Wat houdt het lidmaatschap van het Fiscal Committee in?  
‘Je bezoekt de vergaderingen, die drie keer per jaar worden gehouden. Daar wordt een actieve inbreng van je verwacht: zelf met ideeën en voorstellen komen en die van anderen becommentariëren. Dat vraagt dus de nodige voorbereiding. Je bijdragen moeten theoretisch onderbouwd zijn, maar daarnaast een duidelijk oog hebben voor de praktische effecten van de regelgeving die aan de orde is. We zijn per slot van rekening belastingadviseurs; de praktijk is ons werkveld. Een actueel voorbeeld is het Skandia-arrest: daarvan onderzoeken we hoe er in de verschillende landen mee wordt omgegaan. Die informatie publiceren we vervolgens weer op de CFE-website.’

Zijn er op het gebied van de indirecte belastingen actuele zaken die veel aandacht krijgen in de CFE?
‘Wat bijvoorbeeld speelt is de Mini One-Stop Shop, kortweg MOSS. Sinds 1 januari 2015 is de btw-afdracht van ondernemers die elektronische diensten verlenen aan niet-ondernemers in andere lidstaten vereenvoudigd. Tot dit jaar moesten ze zich in beginsel registreren in alle landen waar afnemers wonen en daar ook btw afdragen. Door MOSS kunnen ze dat nu beperken tot registratie en aangifte in één lidstaat; in veruit de meeste gevallen zal dat de eigen lidstaat zijn. Dat levert een aanzienlijke verlichting van de administratieve lasten op. Vanuit de CFE volgen we het verloop van het proces. Gaat het soepel? Of lopen de dienstverleners tegen problemen op? Dat is belangrijk om te weten, mede omdat de Europese Commissie van plan is MOSS ook in te voeren voor afstandsverkopen van goederen. Daarvoor gelden nu nog dezelfde regels als tot voor kort bij de elektronische dienstverlening: registratie en afdracht in het land waar de afnemer woont.’

Nog andere actuele onderwerpen?
‘Ik moet zeker ook transfer pricing noemen. Het gaat daarbij om de gevolgen van TP-correcties. De vraag is dan of sprake is van een prijsaanpassing die tot aanvullende betaling of teruggaaf van douanerechten en btw leidt. Ook compliance is een belangrijk aspect. Moeten er naar aanleiding van een TP-correctie facturen worden verstuurd en aangiften gecorrigeerd?’ 

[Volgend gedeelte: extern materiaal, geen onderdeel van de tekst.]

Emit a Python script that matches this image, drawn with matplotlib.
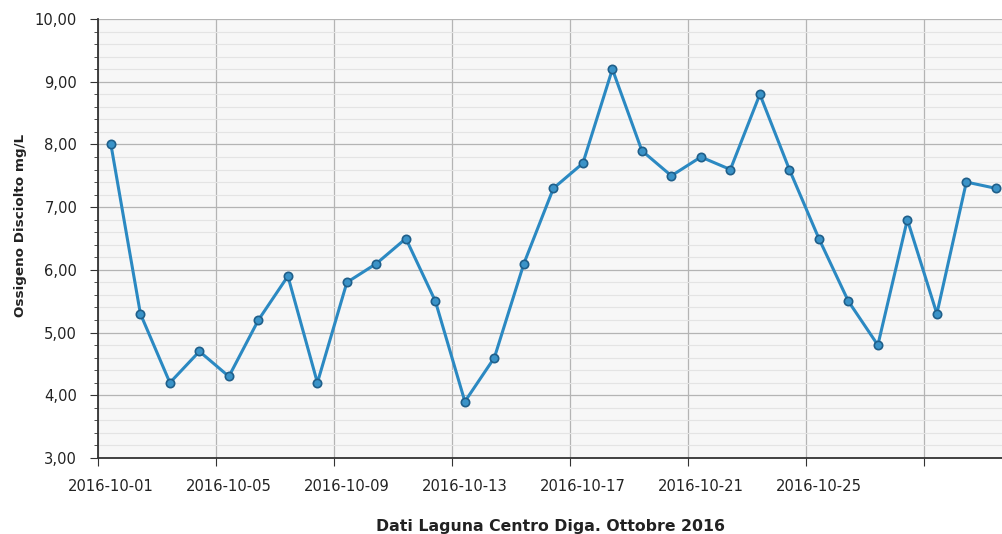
import matplotlib
matplotlib.use("Agg")
import matplotlib.pyplot as plt
from matplotlib.ticker import MultipleLocator, FuncFormatter
from matplotlib.transforms import ScaledTranslation
import pandas as pd

# misure giornaliere, ottobre 2016
giorni = pd.date_range("2016-10-01 10:30", periods=31, freq="D")
ossigeno = [8.0, 5.3, 4.2, 4.7, 4.3, 5.2, 5.9, 4.2, 5.8, 6.1, 6.5, 5.5, 3.9, 4.6,
            6.1, 7.3, 7.7, 9.2, 7.9, 7.5, 7.8, 7.6, 8.8, 7.6, 6.5, 5.5, 4.8, 6.8,
            5.3, 7.4, 7.3]
tick_date = pd.date_range("2016-10-01", "2016-10-29", freq="4D")
tick_labels = ["2016-10-01", "2016-10-05", "2016-10-09", "2016-10-13",
               "2016-10-17", "2016-10-21", "2016-10-25", ""]

plt.rcParams["font.family"] = ["DejaVu Sans"]

fig = plt.figure(figsize=(10.02, 5.34), dpi=100)
ax = fig.add_axes([98 / 1002, 1 - 458 / 534, 1 - 98 / 1002, (458 - 19) / 534])
ax.set_facecolor("#f7f7f7")

ax.plot(giorni, ossigeno, color="#2b89c2", lw=2.2, marker="o", ms=6,
        mfc="#3a93c8", mec="#1f5f8a", mew=1.2, zorder=3)

ax.set_ylim(3, 10)
ax.set_xlim(pd.Timestamp("2016-10-01"), pd.Timestamp("2016-10-31 15:30"))
ax.yaxis.set_major_locator(MultipleLocator(1))
ax.yaxis.set_minor_locator(MultipleLocator(0.2))
ax.yaxis.set_major_formatter(FuncFormatter(lambda v, p: f"{v:.2f}".replace(".", ",")))
ax.set_xticks(tick_date)
ax.set_xticklabels(tick_labels)

ax.grid(True, which="major", color="#b4b4b4", lw=0.9)
ax.grid(True, which="minor", axis="y", color="#e4e4e4", lw=0.8)
ax.axhline(10, color="#b4b4b4", lw=1.2, zorder=1)
ax.set_axisbelow(True)

for s in ["top", "right"]:
    ax.spines[s].set_visible(False)
for s in ["left", "bottom"]:
    ax.spines[s].set_color("#333333")
    ax.spines[s].set_linewidth(1.3)

ax.tick_params(axis="both", which="major", length=6, color="#333333",
               labelsize=10.6, labelcolor="#222222")
ax.tick_params(axis="y", which="minor", length=3, color="#333333")
ax.tick_params(axis="x", pad=9)
ax.tick_params(axis="y", pad=9)

# etichette delle date spostate verso destra come nell'originale
sposta = ScaledTranslation(13 / 100, 0, fig.dpi_scale_trans)
for lab in ax.get_xticklabels():
    lab.set_transform(lab.get_transform() + sposta)

ax.set_ylabel("Ossigeno Disciolto mg/L", fontsize=9.7, fontweight="bold",
              color="#222222")
ax.yaxis.set_label_coords(-0.079, 0.53)
ax.set_xlabel("Dati Laguna Centro Diga. Ottobre 2016", fontsize=11.3,
              fontweight="bold", color="#222222", labelpad=18)

fig.savefig("out.png", dpi=100)
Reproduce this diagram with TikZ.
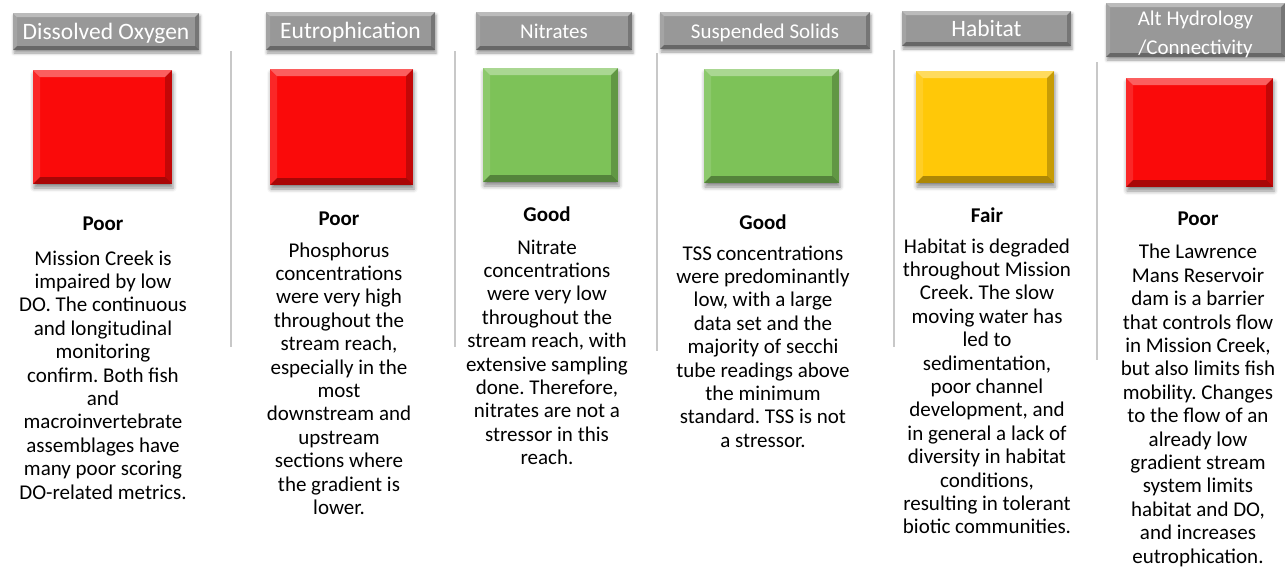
\documentclass[tikz,border=0pt]{standalone}
\usepackage{fontspec}
\setmainfont{Carlito}
\usetikzlibrary{shadows.blur}
\frenchspacing

\definecolor{poorred}{RGB}{250,10,10}
\definecolor{goodgreen}{RGB}{125,194,88}
\definecolor{fairyellow}{RGB}{255,200,8}
\definecolor{hdrgrey}{RGB}{152,152,152}
\definecolor{sepgrey}{RGB}{200,200,200}

\begin{document}
\begin{tikzpicture}[x=1pt,y=-1pt,
    bevel/.style={path picture={
        \coordinate (bsw) at (path picture bounding box.south west);
        \coordinate (bse) at (path picture bounding box.south east);
        \coordinate (bnw) at (path picture bounding box.north west);
        \coordinate (bne) at (path picture bounding box.north east);
        \fill[white,opacity=.35] (bnw) -- (bne) -- ([shift={(-#1,-#1)}]bne) -- ([shift={(#1,-#1)}]bnw) -- cycle;
        \fill[white,opacity=.12] (bnw) -- (bsw) -- ([shift={(#1,#1)}]bsw) -- ([shift={(#1,-#1)}]bnw) -- cycle;
        \fill[black,opacity=.22] (bne) -- (bse) -- ([shift={(-#1,#1)}]bse) -- ([shift={(-#1,-#1)}]bne) -- cycle;
        \fill[black,opacity=.32] (bsw) -- (bse) -- ([shift={(-#1,#1)}]bse) -- ([shift={(#1,#1)}]bsw) -- cycle;
      }},
    header/.style={fill=hdrgrey, text=white, inner sep=0pt, bevel=4pt,
      blur shadow={shadow xshift=1pt, shadow yshift=-3pt, shadow blur radius=3pt, shadow opacity=40},
      text height=17pt, text depth=2pt, font=\fontsize{23.5pt}{28pt}\selectfont},
    small/.style={font=\fontsize{21pt}{29pt}\selectfont},
    ratebox/.style={fill=#1, inner sep=0pt, bevel=7pt,
      blur shadow={shadow xshift=1pt, shadow yshift=-4pt, shadow blur radius=4pt, shadow opacity=45}},
    rating/.style={anchor=base, inner sep=0pt, font=\bfseries\fontsize{21pt}{23.4pt}\selectfont},
    body/.style={anchor=base, align=center, inner sep=0pt, font=\fontsize{21pt}{23.4pt}\selectfont},
    sep/.style={draw=sepgrey, line width=1.2pt}
  ]
  \useasboundingbox (0,0) rectangle (1285,566);

  \draw[sep] (231,51) -- (231,347);
  \draw[sep] (455,51) -- (455,347);
  \draw[sep] (657,53) -- (657,351);
  \draw[sep] (894,50) -- (894,347);
  \draw[sep] (1097,62) -- (1097,360);

  \node[header, minimum width=186pt, minimum height=37pt] (hdrDO) at (106,31.5) {Dissolved Oxygen};
  \node[header, minimum width=169pt, minimum height=38pt] (hdrEu) at (350.5,31) {Eutrophication};
  \node[header, small, minimum width=156pt, minimum height=38pt] (hdrNi) at (554,31) {Nitrates};
  \node[header, small, minimum width=210pt, minimum height=37pt] (hdrSS) at (765,30.5) {Suspended Solids};
  \node[header, minimum width=169pt, minimum height=35pt] (hdrHa) at (986.5,28.5) {Habitat};
  \node[header, small, align=center, text height=50pt, text depth=2pt,
    minimum width=179pt, minimum height=54pt] (hdrAH) at (1195.5,30) {Alt Hydrology\\/Connectivity};

  \node[ratebox=poorred, minimum width=139pt, minimum height=114pt] (boxDO) at (102.5,127) {};
  \node[ratebox=poorred, minimum width=143pt, minimum height=116pt] (boxEu) at (341.5,127) {};
  \node[ratebox=goodgreen, minimum width=135pt, minimum height=114pt] (boxNi) at (550.5,125) {};
  \node[ratebox=goodgreen, minimum width=135pt, minimum height=114pt] (boxSS) at (771.5,126) {};
  \node[ratebox=fairyellow, minimum width=138pt, minimum height=112pt] (boxHa) at (985,127) {};
  \node[ratebox=poorred, minimum width=147pt, minimum height=109pt] (boxAH) at (1199.5,132.5) {};

  \node[rating] (rateDO) at (103,230) {Poor};
  \node[rating] (rateEu) at (339,225) {Poor};
  \node[rating] (rateNi) at (547,221) {Good};
  \node[rating] (rateSS) at (763,229) {Good};
  \node[rating] (rateHa) at (987,222) {Fair};
  \node[rating] (rateAH) at (1198,225) {Poor};

  % body texts sit on the baseline of their last line
  \node[body] (txtDO) at (103,499) {Mission Creek is\\impaired by low\\DO. The continuous\\and longitudinal\\monitoring\\confirm. Both fish\\and\\macroinvertebrate\\assemblages have\\many poor scoring\\DO-related metrics.};
  \node[body] (txtEu) at (339,514.4) {Phosphorus\\concentrations\\were very high\\throughout the\\stream reach,\\especially in the\\most\\downstream and\\upstream\\sections where\\the gradient is\\lower.};
  \node[body] (txtNi) at (547,464.6) {Nitrate\\concentrations\\were very low\\throughout the\\stream reach, with\\extensive sampling\\done. Therefore,\\nitrates are not a\\stressor in this\\reach.};
  \node[body] (txtSS) at (763,447.2) {TSS concentrations\\were predominantly\\low, with a large\\data set and the\\majority of secchi\\tube readings above\\the minimum\\standard. TSS is not\\a stressor.};
  \node[body] (txtHa) at (987,533.8) {Habitat is degraded\\throughout Mission\\Creek. The slow\\moving water has\\led to\\sedimentation,\\poor channel\\development, and\\in general a lack of\\diversity in habitat\\conditions,\\resulting in tolerant\\biotic communities.};
  \node[body] (txtAH) at (1198,563) {The Lawrence\\Mans Reservoir\\dam is a barrier\\that controls flow\\in Mission Creek,\\but also limits fish\\mobility. Changes\\to the flow of an\\already low\\gradient stream\\system limits\\habitat and DO,\\and increases\\eutrophication.};
\end{tikzpicture}
\end{document}
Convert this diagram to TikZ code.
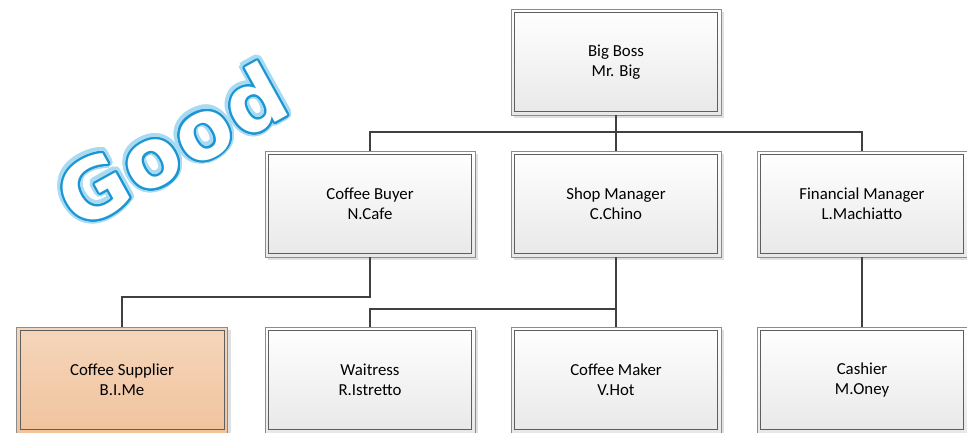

Over actueel gesproken: in de wereld van het internationale belastingrecht staat BEPS sterk in de belangstelling. Op welke manier zal dat project de indirecte belastingen raken? 
‘Inderdaad een actueel onderwerp. Het CFE Forum 2015, dat plaatsvond op 26 maart, had ook niet voor niets als thema ‘Tax governance and tax risk management in a post-BEPS world’. Ik denk dat BEPS op het gebied van de indirecte belastingen vooral als katalysator werkt. Er is een aantal zaken dat aan vernieuwing toe is, bijvoorbeeld omdat er concurrentieverstoring of oneigenlijk gebruik wordt geconstateerd. Denk aan de btw-vrijstelling voor invoer van goederen met een te verwaarlozen waarde en de vrijstelling voor financiële dienstverlening. In het kielzog van BEPS krijgen die nu alsnog de nodige aandacht.’